Reading about transformation

Last year I read several books to get more insight into what motivates us, and how can we motivate people to change. In one way, it is disappointing to learn that we civilized human beings most of the time to not make rational decisions but act based on our per-historic brain.

 

Thinking, Fast and Slow from Daniel Kahneman was one of the first books in that direction as a must-read to understand our personal thinking and decision processes.

 

 

 

I read Idiot Brain: What Your Head Is Really Up To from Dean Burnett, where he explains this how our brain appears to be sabotaging our life, and what on earth it is really up to. Interesting to read but could be a little more comprehensive

 

I got more excited from Dan Ariely”s book: Predictably Irrational: The Hidden Forces That Shape Our Decisions as it was structured around topics where we handle completely irrational but predictable. And this predictability is used by people (sales/politicians/ management) to drive your actions. Useful to realize when you recognize the situation

 

These three books also illustrate the flaws of our modern time – we communicate fast (preferable through tweets) – we decide fast based on our gut feelings – so you realize towards what kind of world we are heading.  Going through a transformation should be considered as a slow, learning process. Like reading a book – it takes time to digest.

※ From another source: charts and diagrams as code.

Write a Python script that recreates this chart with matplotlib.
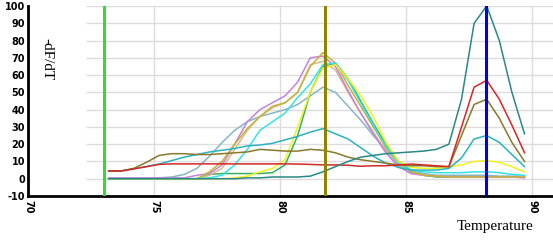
import matplotlib
matplotlib.use("Agg")
import matplotlib.pyplot as plt

temperature = [73.2, 73.7, 74.2, 74.7, 75.2, 75.7, 76.2, 76.7, 77.2, 77.7,
               78.2, 78.7, 79.2, 79.7, 80.2, 80.7, 81.2, 81.7, 82.2, 82.7,
               83.2, 83.7, 84.2, 84.7, 85.2, 85.7, 86.2, 86.7, 87.2, 87.7,
               88.2, 88.7, 89.2, 89.7]

cadet = [0, 0, 0, 0, 0.5, 1, 2.5, 6, 13, 21, 28, 33, 36, 38, 40, 43, 48, 53,
         50, 42, 34, 25, 17, 10, 5, 3, 2, 2, 2, 2, 2, 1.5, 1.5, 1.5]
green = [0, 0, 0, 0, 0, 0, 0, 0, 2.5, 3, 3, 3, 3, 3.5, 8, 25, 50, 65,
         67, 58, 45, 32, 20, 10, 4, 2, 1, 1, 1, 1, 1, 1, 1, 1]
tan = [0, 0, 0, 0, 0, 0, 0, 0, 2, 6, 17, 28, 36, 41, 44, 50, 66, 68,
       63, 50, 38, 27, 16, 8, 3, 2, 1.5, 1, 1, 1, 1, 1, 1, 1]
violet = [0.5, 0.5, 0.5, 0.5, 0.5, 0.5, 0.5, 2, 3, 8, 20, 33, 40, 44, 48, 56, 70, 71,
          65, 51, 38, 26, 15, 7, 3, 2, 1.5, 1, 1, 1, 1, 1, 1, 0.5]
gold = [0, 0, 0, 0, 0, 0, 0, 0, 4, 10, 20, 29, 36, 42, 44, 50, 65, 73,
        67, 54, 42, 30, 18, 9, 4, 2, 1.5, 1, 1, 1, 1, 1, 1, 1]
cyan = [0, 0, 0, 0, 0, 0, 0, 0, 0.5, 2, 8, 17, 28, 33, 38, 47, 55, 66,
        67, 57, 44, 31, 19, 9, 5, 4, 3.5, 3.5, 3.5, 4, 4, 3.5, 2.5, 2]
yellow = [0, 0, 0, 0, 0, 0, 0, 0, 0, 0, 0.5, 1.5, 4, 6, 11, 30, 50, 64,
          66, 58, 48, 36, 21, 10, 6.5, 6, 6, 7, 8, 10, 10.5, 9.5, 7, 4]
teal_cyan = [4.5, 4.5, 5.7, 7, 8.5, 10.5, 12.5, 14, 15.5, 16.5, 17.5, 19, 19.5, 20.5, 22.5, 24.5, 27, 29,
             26, 23, 18, 13, 9, 6.5, 5, 5, 5, 6, 12, 23, 25, 21, 14, 7]
olive = [4.5, 4.5, 6, 9.5, 13.5, 14.5, 14.5, 14, 14, 14.5, 15, 15.5, 17, 16.5, 16, 16, 17, 16.5,
         15, 12.5, 11, 10, 9, 8, 7.5, 7.5, 7, 7, 25, 43, 46, 35, 21, 10]
red = [4.5, 4.5, 5.7, 7, 8.3, 8.6, 8.6, 8.6, 8.6, 8.6, 8.6, 8.6, 8.6, 8.6, 8.6, 8.5, 8.3, 8,
       8, 7.8, 7.2, 7.5, 7.5, 8, 8.5, 8, 7.5, 7, 30, 53, 57, 46, 31, 15]
dark_teal = [0, 0, 0, 0, 0, 0, 0, 0, 0, 0, 0, 0.5, 0.5, 1, 1, 1, 1.5, 4,
             7, 10, 12.5, 13.5, 14.5, 15, 15.5, 16, 17, 20, 46, 90, 100, 80, 50, 26]

series = [
    (cadet, "#86B6C4"),
    (green, "#33B060"),
    (tan, "#D4BC8E"),
    (violet, "#C283DC"),
    (gold, "#C8B236"),
    (cyan, "#33E2EA"),
    (yellow, "#F4F21E"),
    (teal_cyan, "#2CB2BE"),
    (olive, "#87792A"),
    (red, "#D42828"),
    (dark_teal, "#2A8888"),
]

marker_temps = [73.0, 81.8, 88.16]
marker_colors = ["#30DD30", "#8E8400", "#0000E0"]

y_ticks = [-10, 0, 10, 20, 30, 40, 50, 60, 70, 80, 90, 100]
x_ticks = [70, 75, 80, 85, 90]

fig = plt.figure(figsize=(5.53, 2.40), dpi=100)
ax = fig.add_axes([28 / 553, 44 / 240, 1 - 28 / 553, 190 / 240])
ax.set_xlim(70, 90.83)
ax.set_ylim(-10, 100)

# grid
ax.hlines([t for t in y_ticks if t >= 0], 72.3, 90.83, color="#DCDCDC", lw=1, zorder=0)
ax.vlines([75, 80, 85, 90], -10, 100, color="#DCDCDC", lw=1, zorder=0)

for vals, col in series:
    ax.plot(temperature, vals, color=col, lw=1.1, zorder=2)

for t, c in zip(marker_temps, marker_colors):
    ax.axvline(t, color=c, lw=2.2, zorder=3)

for s in ["top", "right"]:
    ax.spines[s].set_visible(False)
for s in ["left", "bottom"]:
    ax.spines[s].set_linewidth(2)
    ax.spines[s].set_color("black")

ax.set_yticks(y_ticks)
ax.set_yticklabels([str(t) for t in y_ticks], fontsize=7, fontweight="bold")
ax.set_xticks(x_ticks)
ax.set_xticklabels([str(t) for t in x_ticks], fontsize=7, fontweight="bold", rotation=-90)
ax.tick_params(axis="both", length=0)
ax.tick_params(axis="y", pad=2)
ax.tick_params(axis="x", pad=3)

ax.text(0.036, 0.72, "-dF/dT", transform=ax.transAxes, rotation=-90,
        family="Liberation Serif", fontsize=11, ha="center", va="center")
fig.text(0.895, 0.058, "Temperature", family="Liberation Serif", fontsize=11,
         ha="center", va="center")

fig.savefig("out.png", dpi=100)
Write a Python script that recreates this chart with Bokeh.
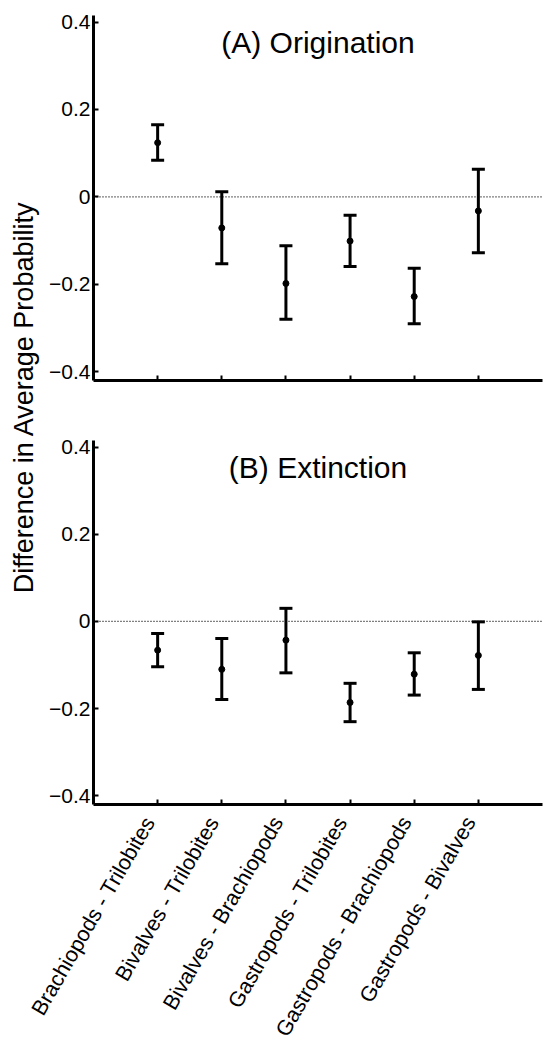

Once you are aiming at a business transformation for your company or supporting a company in its transformation, the following books were insightful:

Leading Digital: Turning Technology into Business Transformation by George Westerman, Didier Bonnet and Andrew McAfee is maybe not the most inspiring book, however as it stays close to what we experience in our day-to-day-life it is for sure a book to read to get a foundational understanding of business transformation.

 

The book I liked the most recent was Leading Transformation: How to Take Charge of Your Company’s Future by Nathan Furr, Kyle Nel, Thomas Zoega Ramsoy as it gives examples of transformation addressing parts of the irrational brain to get a transformation story. I believe in storytelling instead of business cases for transformation. I wrote about it in my blog post: PLM Measurable or a myth referring to Yuval Harari’s book Homo Sapiens

Note: I am starting my holidays now with a small basket of e-books. If you have any recommendations for books that I must read – please write them in the comments of this blog

Discussing transformation

After the summer holidays, I plan to have fruitful discussions around topics close to PLM. Working on a post and starting a conversation related to PLM, PIM, and Master Data Management. The borders between these domains are perhaps getting vaguer in a digital enterprise.

Further, I am looking forward to a discussion around the value of PLM assisting companies in developing sustainable products. A sustainable and probably circular economy is required to keep this earth a place to live for everybody. The whole discussion around climate change, however, is worrying as we should be Thinking – not fast and slow – but balanced.

A circular economy has been several times a topic during the joint CIMdata PLM Roadmap and PDT conferences, which bring me to the final point.

On 13th and 14th November this year I will participate again in the upcoming PLM Roadmap and PDT conference. This time in La Defense, Paris, France. I will share my experiences from working with companies trying to understand and implement pieces of a digital transformation related to PLM.

There will be inspiring presentations from other speakers, all working on some of the aspects of moving to facets of a connected enterprise. It is not a marketing event, it is done by professionals, serving professionals. Therefore I hope if you are passioned about the new aspects of PLM, no matter how you name label them, come and join, discuss and most of all, learn.

Conclusion

 

Modern life is about continuous learning  – make it a habit. Even a holiday is again a way to learn to disconnect.

How disconnected I was you will see after the holidays.